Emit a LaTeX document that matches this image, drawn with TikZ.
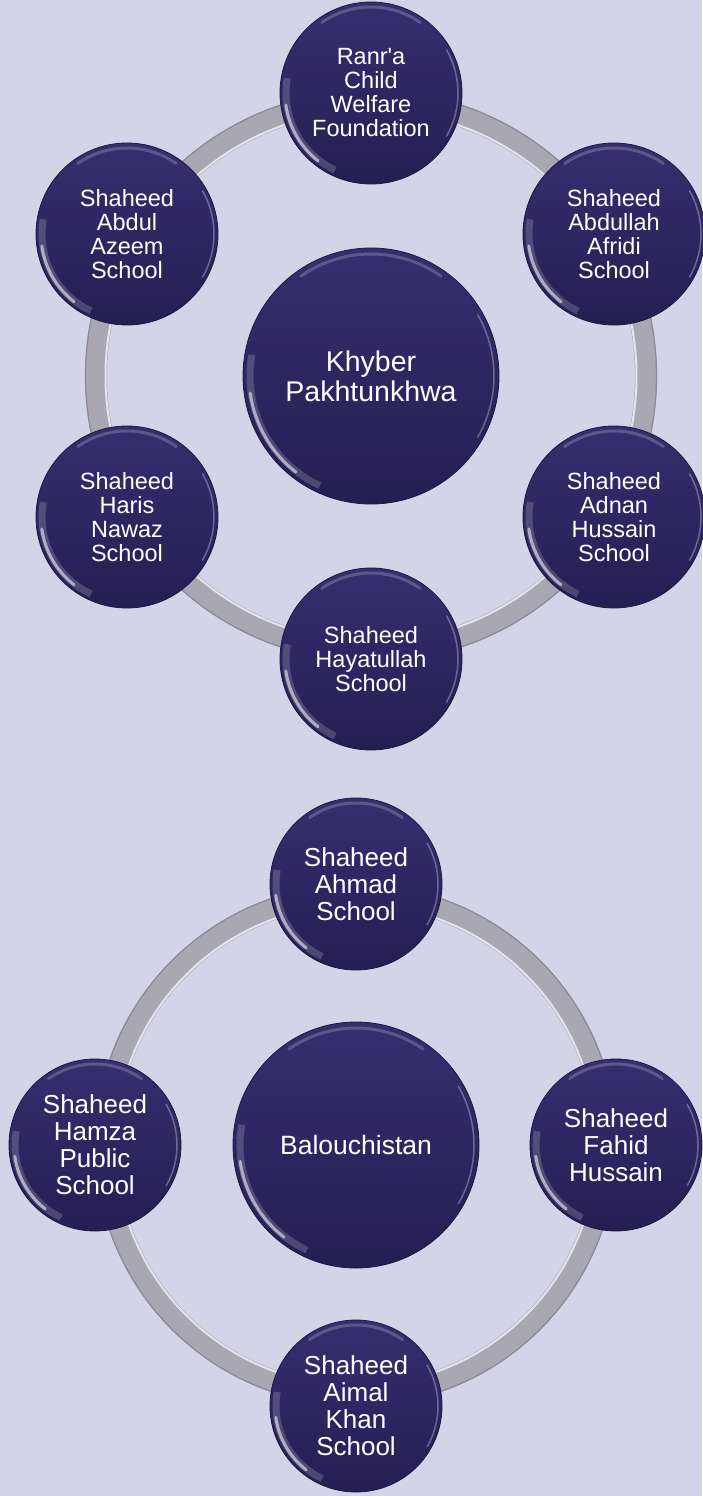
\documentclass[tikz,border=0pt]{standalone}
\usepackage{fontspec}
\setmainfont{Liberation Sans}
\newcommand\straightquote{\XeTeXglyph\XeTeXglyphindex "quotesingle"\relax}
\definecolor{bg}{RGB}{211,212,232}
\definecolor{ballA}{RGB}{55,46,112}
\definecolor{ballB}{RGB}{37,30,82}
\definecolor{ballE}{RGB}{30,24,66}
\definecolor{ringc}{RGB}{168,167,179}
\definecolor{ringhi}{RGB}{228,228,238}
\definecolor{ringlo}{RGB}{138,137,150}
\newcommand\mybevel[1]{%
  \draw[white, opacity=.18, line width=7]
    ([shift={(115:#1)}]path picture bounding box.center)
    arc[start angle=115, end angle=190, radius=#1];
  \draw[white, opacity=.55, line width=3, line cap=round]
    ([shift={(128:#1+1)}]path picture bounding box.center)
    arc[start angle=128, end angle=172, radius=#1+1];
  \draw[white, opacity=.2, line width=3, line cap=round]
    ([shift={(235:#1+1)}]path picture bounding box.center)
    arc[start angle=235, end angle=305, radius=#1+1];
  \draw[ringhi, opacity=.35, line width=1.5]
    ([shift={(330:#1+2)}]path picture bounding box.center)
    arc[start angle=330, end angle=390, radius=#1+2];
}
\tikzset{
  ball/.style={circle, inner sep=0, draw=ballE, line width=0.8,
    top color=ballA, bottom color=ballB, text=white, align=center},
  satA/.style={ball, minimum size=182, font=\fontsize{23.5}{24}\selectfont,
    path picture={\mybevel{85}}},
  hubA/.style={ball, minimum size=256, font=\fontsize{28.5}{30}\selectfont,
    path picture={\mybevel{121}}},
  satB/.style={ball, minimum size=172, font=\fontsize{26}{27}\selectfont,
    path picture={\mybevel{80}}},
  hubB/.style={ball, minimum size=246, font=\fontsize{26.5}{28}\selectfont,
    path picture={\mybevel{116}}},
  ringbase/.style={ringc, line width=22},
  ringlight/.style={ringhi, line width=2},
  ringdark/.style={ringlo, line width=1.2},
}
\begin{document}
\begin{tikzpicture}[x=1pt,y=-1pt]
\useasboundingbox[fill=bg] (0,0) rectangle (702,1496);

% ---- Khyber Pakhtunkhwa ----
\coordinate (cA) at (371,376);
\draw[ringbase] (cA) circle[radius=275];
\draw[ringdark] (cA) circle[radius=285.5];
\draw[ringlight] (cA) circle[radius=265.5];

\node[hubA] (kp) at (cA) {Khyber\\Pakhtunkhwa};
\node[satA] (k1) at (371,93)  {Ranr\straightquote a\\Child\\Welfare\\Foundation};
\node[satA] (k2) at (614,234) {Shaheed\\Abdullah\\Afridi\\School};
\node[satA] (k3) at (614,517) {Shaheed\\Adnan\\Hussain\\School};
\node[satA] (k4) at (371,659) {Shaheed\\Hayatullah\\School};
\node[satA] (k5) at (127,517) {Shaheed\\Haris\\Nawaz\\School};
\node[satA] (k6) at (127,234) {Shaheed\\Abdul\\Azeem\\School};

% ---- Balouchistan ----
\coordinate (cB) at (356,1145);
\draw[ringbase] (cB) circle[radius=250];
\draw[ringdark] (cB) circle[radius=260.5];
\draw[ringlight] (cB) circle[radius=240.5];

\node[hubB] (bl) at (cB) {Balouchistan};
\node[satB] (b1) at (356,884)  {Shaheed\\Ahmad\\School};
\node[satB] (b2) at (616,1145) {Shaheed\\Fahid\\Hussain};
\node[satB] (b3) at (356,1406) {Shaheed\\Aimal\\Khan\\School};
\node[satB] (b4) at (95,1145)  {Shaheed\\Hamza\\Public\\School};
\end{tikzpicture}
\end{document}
***
WHAT THE EXERCISE ASKS = Leave out the pictures and repeat exactly the lines from the start of the material through the line that contains "(0,0) rectangle (702,1496);", both included.

RESULT OF THIS TASK =
Emit a LaTeX document that matches this image, drawn with TikZ.
\documentclass[tikz,border=0pt]{standalone}
\usepackage{fontspec}
\setmainfont{Liberation Sans}
\newcommand\straightquote{\XeTeXglyph\XeTeXglyphindex "quotesingle"\relax}
\definecolor{bg}{RGB}{211,212,232}
\definecolor{ballA}{RGB}{55,46,112}
\definecolor{ballB}{RGB}{37,30,82}
\definecolor{ballE}{RGB}{30,24,66}
\definecolor{ringc}{RGB}{168,167,179}
\definecolor{ringhi}{RGB}{228,228,238}
\definecolor{ringlo}{RGB}{138,137,150}
\newcommand\mybevel[1]{%
  \draw[white, opacity=.18, line width=7]
    ([shift={(115:#1)}]path picture bounding box.center)
    arc[start angle=115, end angle=190, radius=#1];
  \draw[white, opacity=.55, line width=3, line cap=round]
    ([shift={(128:#1+1)}]path picture bounding box.center)
    arc[start angle=128, end angle=172, radius=#1+1];
  \draw[white, opacity=.2, line width=3, line cap=round]
    ([shift={(235:#1+1)}]path picture bounding box.center)
    arc[start angle=235, end angle=305, radius=#1+1];
  \draw[ringhi, opacity=.35, line width=1.5]
    ([shift={(330:#1+2)}]path picture bounding box.center)
    arc[start angle=330, end angle=390, radius=#1+2];
}
\tikzset{
  ball/.style={circle, inner sep=0, draw=ballE, line width=0.8,
    top color=ballA, bottom color=ballB, text=white, align=center},
  satA/.style={ball, minimum size=182, font=\fontsize{23.5}{24}\selectfont,
    path picture={\mybevel{85}}},
  hubA/.style={ball, minimum size=256, font=\fontsize{28.5}{30}\selectfont,
    path picture={\mybevel{121}}},
  satB/.style={ball, minimum size=172, font=\fontsize{26}{27}\selectfont,
    path picture={\mybevel{80}}},
  hubB/.style={ball, minimum size=246, font=\fontsize{26.5}{28}\selectfont,
    path picture={\mybevel{116}}},
  ringbase/.style={ringc, line width=22},
  ringlight/.style={ringhi, line width=2},
  ringdark/.style={ringlo, line width=1.2},
}
\begin{document}
\begin{tikzpicture}[x=1pt,y=-1pt]
\useasboundingbox[fill=bg] (0,0) rectangle (702,1496);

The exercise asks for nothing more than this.